Please copy out exactly, and only, the lines between the line with "Recreate this image" and the line with "import numpy as np", both included. Pictures are to be omitted.

━━━━━ Working data ━━━━━

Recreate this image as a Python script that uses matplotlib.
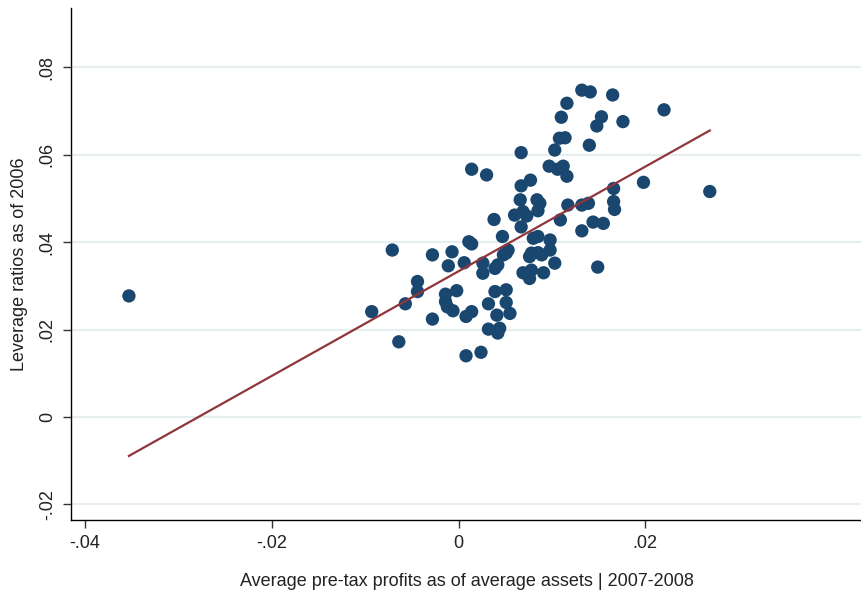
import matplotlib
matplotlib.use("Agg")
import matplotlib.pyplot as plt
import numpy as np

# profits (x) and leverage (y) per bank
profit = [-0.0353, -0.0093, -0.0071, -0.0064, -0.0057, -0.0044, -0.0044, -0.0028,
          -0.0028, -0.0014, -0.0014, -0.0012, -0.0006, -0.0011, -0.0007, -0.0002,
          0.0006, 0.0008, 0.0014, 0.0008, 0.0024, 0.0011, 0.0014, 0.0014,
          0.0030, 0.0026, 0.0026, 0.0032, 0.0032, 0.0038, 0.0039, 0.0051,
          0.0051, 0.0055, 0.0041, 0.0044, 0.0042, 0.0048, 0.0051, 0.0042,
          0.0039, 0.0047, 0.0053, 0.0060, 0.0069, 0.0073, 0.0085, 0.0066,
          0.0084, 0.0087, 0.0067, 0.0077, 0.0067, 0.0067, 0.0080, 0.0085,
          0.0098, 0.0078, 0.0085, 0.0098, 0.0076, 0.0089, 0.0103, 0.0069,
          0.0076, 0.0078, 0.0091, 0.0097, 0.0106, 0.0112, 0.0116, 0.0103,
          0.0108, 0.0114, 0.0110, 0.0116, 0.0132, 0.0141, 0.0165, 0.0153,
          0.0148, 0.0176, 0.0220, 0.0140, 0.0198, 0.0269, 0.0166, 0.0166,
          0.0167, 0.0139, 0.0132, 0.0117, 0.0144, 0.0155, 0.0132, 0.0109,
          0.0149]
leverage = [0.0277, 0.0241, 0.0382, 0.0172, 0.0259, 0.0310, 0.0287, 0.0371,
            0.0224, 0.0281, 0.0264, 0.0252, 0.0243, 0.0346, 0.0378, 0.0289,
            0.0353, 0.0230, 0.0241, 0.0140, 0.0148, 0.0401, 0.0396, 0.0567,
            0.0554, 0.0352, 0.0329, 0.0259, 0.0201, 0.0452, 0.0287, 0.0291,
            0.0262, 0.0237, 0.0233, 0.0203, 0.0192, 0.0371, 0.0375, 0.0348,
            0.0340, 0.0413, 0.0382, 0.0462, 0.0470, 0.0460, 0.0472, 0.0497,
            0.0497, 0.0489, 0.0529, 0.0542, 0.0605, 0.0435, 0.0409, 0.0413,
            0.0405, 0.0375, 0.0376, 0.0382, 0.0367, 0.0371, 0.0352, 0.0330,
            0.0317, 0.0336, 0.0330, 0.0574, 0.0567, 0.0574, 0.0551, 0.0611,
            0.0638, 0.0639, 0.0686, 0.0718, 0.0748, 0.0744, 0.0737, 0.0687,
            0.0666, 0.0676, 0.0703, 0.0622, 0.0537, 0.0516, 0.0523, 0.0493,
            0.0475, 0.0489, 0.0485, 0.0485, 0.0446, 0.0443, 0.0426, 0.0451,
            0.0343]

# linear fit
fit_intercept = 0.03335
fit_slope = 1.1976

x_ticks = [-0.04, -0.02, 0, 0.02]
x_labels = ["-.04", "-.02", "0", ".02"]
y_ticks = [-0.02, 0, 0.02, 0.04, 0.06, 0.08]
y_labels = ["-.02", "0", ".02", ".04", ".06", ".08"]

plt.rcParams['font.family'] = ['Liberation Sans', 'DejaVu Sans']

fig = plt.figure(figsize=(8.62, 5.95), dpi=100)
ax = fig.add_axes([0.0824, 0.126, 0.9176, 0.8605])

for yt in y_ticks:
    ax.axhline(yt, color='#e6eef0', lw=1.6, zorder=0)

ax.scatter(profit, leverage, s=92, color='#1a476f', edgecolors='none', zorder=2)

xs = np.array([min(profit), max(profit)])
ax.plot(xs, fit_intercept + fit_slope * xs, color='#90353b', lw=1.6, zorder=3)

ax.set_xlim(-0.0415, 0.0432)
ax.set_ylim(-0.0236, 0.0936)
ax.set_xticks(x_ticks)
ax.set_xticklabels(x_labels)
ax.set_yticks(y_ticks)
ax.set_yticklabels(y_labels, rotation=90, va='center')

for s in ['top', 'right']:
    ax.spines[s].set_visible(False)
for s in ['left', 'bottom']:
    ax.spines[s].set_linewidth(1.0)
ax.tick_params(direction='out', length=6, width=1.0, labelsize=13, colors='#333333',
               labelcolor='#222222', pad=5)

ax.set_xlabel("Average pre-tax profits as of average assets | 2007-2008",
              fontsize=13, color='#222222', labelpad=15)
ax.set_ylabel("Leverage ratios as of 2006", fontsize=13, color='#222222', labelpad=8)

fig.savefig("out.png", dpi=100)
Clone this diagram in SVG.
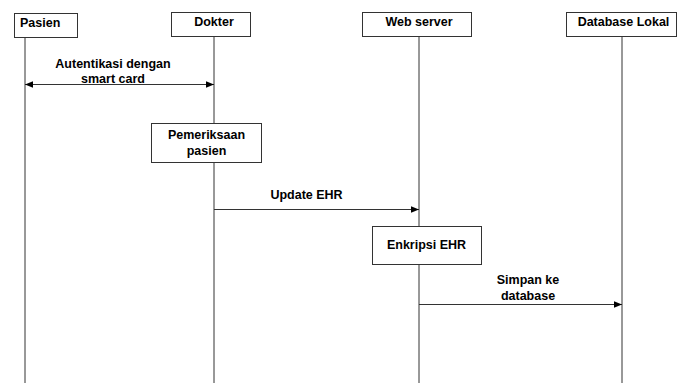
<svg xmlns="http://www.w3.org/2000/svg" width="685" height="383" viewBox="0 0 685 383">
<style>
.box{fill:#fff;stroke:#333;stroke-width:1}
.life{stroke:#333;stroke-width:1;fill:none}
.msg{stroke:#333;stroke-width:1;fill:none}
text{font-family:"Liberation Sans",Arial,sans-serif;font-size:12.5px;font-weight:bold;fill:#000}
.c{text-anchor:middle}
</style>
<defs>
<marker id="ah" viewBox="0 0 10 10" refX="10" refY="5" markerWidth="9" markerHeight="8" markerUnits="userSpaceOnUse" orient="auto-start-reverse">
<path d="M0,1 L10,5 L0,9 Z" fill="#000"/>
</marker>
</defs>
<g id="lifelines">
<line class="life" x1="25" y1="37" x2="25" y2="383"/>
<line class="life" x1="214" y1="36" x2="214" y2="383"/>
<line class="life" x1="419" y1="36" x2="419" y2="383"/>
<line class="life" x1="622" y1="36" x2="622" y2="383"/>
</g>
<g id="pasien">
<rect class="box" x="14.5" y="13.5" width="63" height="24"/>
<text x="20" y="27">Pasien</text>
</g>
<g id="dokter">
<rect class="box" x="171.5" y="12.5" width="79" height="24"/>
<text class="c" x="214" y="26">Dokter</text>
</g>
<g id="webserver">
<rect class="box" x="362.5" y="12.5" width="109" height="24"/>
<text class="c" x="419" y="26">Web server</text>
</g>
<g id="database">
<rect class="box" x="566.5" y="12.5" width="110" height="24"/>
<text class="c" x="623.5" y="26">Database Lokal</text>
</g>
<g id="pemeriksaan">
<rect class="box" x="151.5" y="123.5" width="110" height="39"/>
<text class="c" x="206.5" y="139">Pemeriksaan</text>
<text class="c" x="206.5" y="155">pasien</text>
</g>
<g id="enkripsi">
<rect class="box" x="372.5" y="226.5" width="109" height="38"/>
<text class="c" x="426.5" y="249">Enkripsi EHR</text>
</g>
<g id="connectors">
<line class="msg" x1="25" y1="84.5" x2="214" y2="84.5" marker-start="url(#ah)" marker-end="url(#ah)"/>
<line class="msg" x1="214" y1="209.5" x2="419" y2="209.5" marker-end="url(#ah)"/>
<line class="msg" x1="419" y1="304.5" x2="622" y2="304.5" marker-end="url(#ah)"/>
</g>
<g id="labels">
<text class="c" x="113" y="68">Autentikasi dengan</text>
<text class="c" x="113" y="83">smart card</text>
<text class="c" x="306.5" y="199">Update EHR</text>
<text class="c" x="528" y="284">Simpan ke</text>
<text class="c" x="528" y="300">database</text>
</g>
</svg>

━━━━━
━━━━━ Working data ━━━━━

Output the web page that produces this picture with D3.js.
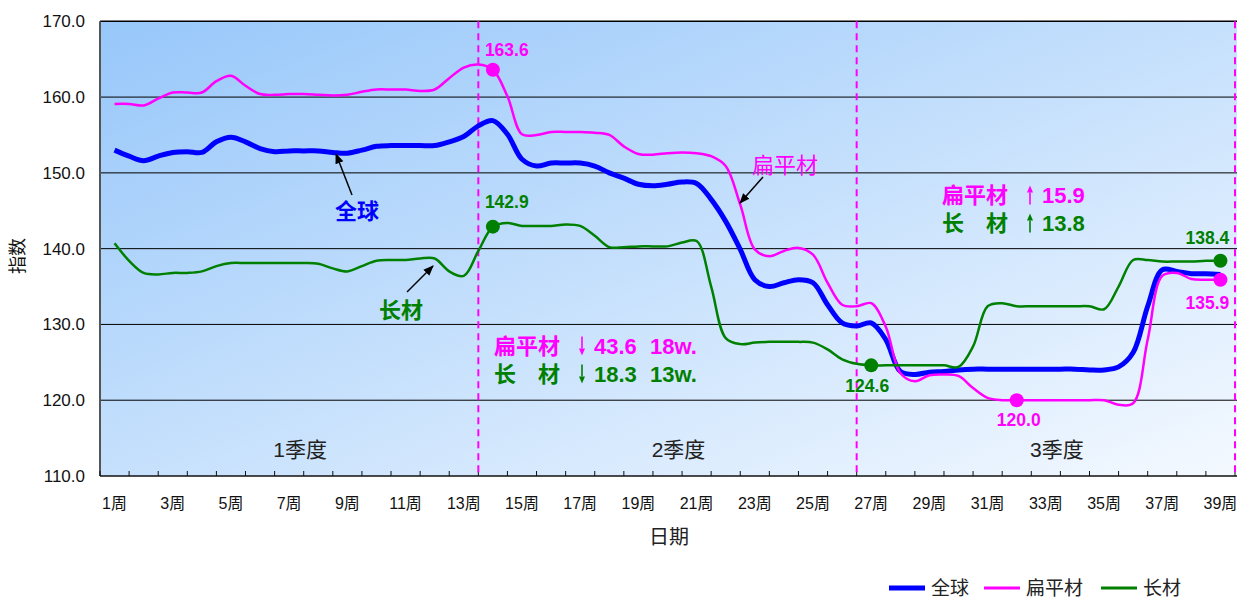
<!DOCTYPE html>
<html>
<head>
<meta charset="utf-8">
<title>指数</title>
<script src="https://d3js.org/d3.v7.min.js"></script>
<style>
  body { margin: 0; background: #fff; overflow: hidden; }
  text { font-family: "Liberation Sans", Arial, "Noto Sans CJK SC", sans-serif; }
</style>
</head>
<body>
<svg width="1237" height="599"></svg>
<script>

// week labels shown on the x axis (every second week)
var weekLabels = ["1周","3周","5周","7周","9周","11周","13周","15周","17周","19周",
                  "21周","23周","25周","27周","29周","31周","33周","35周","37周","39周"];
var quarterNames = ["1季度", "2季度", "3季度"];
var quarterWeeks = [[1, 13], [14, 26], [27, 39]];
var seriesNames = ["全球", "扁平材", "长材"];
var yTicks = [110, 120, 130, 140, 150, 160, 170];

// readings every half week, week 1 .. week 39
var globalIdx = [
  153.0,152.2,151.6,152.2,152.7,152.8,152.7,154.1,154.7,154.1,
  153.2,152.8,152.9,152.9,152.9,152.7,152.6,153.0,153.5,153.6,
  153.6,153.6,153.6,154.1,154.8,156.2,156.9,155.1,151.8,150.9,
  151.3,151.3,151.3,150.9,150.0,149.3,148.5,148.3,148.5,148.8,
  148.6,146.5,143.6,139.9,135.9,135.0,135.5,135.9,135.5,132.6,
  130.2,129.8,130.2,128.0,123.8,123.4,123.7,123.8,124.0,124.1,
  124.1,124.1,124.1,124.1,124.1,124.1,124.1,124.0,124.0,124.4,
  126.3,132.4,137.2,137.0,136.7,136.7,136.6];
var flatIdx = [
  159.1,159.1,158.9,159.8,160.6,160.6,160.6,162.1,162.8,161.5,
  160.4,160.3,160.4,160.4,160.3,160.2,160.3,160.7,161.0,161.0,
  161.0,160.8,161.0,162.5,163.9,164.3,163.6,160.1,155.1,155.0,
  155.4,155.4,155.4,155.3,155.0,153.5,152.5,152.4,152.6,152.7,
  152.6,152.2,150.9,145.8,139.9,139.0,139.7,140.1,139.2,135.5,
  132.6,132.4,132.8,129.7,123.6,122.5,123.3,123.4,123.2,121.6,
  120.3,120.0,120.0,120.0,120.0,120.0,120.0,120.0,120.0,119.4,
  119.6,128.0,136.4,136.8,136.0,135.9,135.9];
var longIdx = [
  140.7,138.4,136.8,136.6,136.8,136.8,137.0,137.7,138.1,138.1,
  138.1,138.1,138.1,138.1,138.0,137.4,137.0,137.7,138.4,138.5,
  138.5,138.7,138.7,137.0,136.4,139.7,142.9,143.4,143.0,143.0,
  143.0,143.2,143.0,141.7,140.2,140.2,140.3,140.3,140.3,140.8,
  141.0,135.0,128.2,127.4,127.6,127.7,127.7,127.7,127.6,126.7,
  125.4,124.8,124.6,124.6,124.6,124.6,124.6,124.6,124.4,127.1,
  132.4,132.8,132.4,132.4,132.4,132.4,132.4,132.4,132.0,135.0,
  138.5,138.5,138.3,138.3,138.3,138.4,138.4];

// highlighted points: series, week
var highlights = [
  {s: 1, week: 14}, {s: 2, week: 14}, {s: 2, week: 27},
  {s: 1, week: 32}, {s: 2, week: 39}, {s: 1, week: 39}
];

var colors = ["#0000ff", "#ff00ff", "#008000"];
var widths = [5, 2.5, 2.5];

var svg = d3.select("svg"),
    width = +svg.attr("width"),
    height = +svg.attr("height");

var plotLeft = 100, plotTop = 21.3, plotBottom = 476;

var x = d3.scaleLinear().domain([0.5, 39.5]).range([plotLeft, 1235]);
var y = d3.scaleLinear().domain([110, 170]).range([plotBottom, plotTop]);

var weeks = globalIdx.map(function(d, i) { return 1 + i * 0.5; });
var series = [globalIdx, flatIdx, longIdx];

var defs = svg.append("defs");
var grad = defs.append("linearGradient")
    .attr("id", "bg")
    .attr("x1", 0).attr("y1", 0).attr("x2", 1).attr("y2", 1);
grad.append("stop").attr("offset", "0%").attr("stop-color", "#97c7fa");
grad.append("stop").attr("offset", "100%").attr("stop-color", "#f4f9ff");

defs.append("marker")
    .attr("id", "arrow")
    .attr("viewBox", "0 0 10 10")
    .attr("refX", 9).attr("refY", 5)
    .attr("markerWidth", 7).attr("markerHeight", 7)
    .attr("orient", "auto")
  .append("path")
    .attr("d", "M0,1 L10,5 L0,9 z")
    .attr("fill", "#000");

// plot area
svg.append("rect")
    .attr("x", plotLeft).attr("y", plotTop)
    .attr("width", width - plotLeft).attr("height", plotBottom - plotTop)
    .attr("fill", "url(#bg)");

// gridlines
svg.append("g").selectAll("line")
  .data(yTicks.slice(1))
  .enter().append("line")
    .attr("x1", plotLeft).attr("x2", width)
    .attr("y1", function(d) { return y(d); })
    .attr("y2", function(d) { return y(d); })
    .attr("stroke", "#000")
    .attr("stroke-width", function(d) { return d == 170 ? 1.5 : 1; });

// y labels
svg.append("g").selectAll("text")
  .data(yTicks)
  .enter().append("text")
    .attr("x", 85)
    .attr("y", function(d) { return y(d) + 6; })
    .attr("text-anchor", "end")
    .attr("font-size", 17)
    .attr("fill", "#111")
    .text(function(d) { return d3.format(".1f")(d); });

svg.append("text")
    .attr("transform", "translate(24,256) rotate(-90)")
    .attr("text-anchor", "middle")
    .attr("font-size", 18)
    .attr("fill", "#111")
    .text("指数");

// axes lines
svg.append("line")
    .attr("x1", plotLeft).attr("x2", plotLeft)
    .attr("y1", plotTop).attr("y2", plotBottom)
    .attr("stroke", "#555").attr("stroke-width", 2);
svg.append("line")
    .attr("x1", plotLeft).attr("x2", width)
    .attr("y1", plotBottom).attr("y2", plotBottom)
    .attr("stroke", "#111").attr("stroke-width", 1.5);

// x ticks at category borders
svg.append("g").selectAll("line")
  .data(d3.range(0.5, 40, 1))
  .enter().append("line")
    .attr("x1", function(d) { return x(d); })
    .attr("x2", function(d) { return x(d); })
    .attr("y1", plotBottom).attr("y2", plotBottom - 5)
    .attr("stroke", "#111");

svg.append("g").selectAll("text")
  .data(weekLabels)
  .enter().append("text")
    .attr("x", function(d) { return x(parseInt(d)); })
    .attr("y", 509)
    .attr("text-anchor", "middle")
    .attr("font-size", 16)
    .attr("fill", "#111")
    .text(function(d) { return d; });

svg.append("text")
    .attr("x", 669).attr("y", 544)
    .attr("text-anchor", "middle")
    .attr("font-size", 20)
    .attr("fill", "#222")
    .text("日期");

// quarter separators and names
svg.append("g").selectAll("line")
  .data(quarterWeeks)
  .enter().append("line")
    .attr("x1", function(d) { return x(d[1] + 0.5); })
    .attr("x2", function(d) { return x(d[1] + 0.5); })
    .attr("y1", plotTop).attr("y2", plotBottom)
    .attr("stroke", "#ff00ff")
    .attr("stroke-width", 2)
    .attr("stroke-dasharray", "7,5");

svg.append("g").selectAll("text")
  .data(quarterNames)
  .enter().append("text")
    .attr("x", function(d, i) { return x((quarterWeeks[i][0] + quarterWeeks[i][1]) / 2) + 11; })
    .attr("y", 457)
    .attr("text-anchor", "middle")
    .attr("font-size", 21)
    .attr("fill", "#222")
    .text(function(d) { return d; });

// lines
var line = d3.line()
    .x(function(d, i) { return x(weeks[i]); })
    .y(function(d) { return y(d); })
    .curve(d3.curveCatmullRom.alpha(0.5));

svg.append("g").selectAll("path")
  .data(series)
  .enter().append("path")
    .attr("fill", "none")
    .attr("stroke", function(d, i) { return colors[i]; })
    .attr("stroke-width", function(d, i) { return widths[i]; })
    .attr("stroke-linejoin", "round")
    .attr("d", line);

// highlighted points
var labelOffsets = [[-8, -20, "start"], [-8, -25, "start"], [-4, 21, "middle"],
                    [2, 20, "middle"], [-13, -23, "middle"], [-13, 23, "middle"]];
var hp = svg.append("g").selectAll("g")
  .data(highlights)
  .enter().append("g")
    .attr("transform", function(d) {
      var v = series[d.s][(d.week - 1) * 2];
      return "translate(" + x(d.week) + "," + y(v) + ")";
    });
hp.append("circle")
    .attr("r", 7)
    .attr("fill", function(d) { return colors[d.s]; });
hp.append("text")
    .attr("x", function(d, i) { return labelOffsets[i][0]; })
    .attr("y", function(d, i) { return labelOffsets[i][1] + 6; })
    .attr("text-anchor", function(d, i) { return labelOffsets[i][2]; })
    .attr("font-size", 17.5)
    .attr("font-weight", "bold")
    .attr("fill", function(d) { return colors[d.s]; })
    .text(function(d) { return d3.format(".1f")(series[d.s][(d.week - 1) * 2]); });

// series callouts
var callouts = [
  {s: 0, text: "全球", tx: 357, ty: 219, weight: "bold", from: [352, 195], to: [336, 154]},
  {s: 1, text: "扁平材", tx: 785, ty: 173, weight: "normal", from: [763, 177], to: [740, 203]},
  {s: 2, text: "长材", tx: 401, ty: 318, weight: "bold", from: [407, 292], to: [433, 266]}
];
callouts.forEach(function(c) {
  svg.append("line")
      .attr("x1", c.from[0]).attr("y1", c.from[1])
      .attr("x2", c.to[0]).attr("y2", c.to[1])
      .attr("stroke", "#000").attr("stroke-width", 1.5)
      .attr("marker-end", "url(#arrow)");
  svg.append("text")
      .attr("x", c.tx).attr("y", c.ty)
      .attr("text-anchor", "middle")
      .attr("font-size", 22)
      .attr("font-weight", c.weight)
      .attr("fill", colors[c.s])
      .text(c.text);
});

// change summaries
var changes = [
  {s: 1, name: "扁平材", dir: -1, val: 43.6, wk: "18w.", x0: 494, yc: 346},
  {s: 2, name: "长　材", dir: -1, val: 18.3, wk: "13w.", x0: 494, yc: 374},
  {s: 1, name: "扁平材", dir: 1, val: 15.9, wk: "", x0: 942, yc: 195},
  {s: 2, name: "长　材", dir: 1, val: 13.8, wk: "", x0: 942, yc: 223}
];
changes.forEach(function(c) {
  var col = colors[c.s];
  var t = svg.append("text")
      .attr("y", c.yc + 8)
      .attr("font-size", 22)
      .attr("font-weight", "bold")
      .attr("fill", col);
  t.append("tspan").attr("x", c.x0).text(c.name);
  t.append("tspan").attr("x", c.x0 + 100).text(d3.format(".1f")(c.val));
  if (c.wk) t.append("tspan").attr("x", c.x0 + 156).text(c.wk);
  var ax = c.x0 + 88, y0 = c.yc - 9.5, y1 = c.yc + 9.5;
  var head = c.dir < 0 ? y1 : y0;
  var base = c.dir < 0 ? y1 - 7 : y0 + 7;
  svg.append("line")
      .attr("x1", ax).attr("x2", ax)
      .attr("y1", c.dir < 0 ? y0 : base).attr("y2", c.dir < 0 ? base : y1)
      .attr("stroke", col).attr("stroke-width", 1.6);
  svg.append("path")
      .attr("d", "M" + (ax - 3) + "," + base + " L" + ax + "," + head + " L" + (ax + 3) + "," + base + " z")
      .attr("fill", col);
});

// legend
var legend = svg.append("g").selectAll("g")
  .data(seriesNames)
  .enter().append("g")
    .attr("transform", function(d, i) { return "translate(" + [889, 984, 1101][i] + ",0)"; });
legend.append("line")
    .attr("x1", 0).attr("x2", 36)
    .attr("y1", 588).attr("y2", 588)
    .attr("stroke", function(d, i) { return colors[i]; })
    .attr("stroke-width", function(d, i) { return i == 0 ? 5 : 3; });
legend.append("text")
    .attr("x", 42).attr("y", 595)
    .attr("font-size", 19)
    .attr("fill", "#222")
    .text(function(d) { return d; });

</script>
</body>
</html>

━━━━━
━━━━━ Working data ━━━━━

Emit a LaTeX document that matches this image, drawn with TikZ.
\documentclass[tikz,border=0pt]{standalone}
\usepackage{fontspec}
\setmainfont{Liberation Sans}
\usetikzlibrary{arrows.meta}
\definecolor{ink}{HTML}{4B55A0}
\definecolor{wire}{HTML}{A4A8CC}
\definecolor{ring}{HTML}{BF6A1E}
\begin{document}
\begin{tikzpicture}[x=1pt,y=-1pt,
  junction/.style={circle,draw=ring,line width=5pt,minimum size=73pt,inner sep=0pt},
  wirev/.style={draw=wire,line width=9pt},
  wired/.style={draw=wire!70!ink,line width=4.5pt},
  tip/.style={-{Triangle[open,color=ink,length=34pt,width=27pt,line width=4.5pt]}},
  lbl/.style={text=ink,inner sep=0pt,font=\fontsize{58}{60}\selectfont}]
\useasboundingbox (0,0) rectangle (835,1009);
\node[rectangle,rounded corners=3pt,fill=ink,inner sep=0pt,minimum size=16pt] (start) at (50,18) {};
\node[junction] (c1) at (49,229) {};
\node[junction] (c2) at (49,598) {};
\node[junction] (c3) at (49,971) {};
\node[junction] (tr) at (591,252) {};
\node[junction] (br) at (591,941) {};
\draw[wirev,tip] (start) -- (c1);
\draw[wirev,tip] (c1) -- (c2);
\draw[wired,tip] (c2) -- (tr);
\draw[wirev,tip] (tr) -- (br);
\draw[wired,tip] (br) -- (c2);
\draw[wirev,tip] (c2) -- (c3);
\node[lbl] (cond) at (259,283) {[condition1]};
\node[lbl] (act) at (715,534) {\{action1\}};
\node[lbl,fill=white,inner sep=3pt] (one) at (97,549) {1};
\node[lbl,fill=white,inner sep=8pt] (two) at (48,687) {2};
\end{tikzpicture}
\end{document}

━━━━━

:: The response ::
Recreate this image as a Python script that uses matplotlib.
import matplotlib
matplotlib.use("Agg")
import matplotlib.pyplot as plt
import numpy as np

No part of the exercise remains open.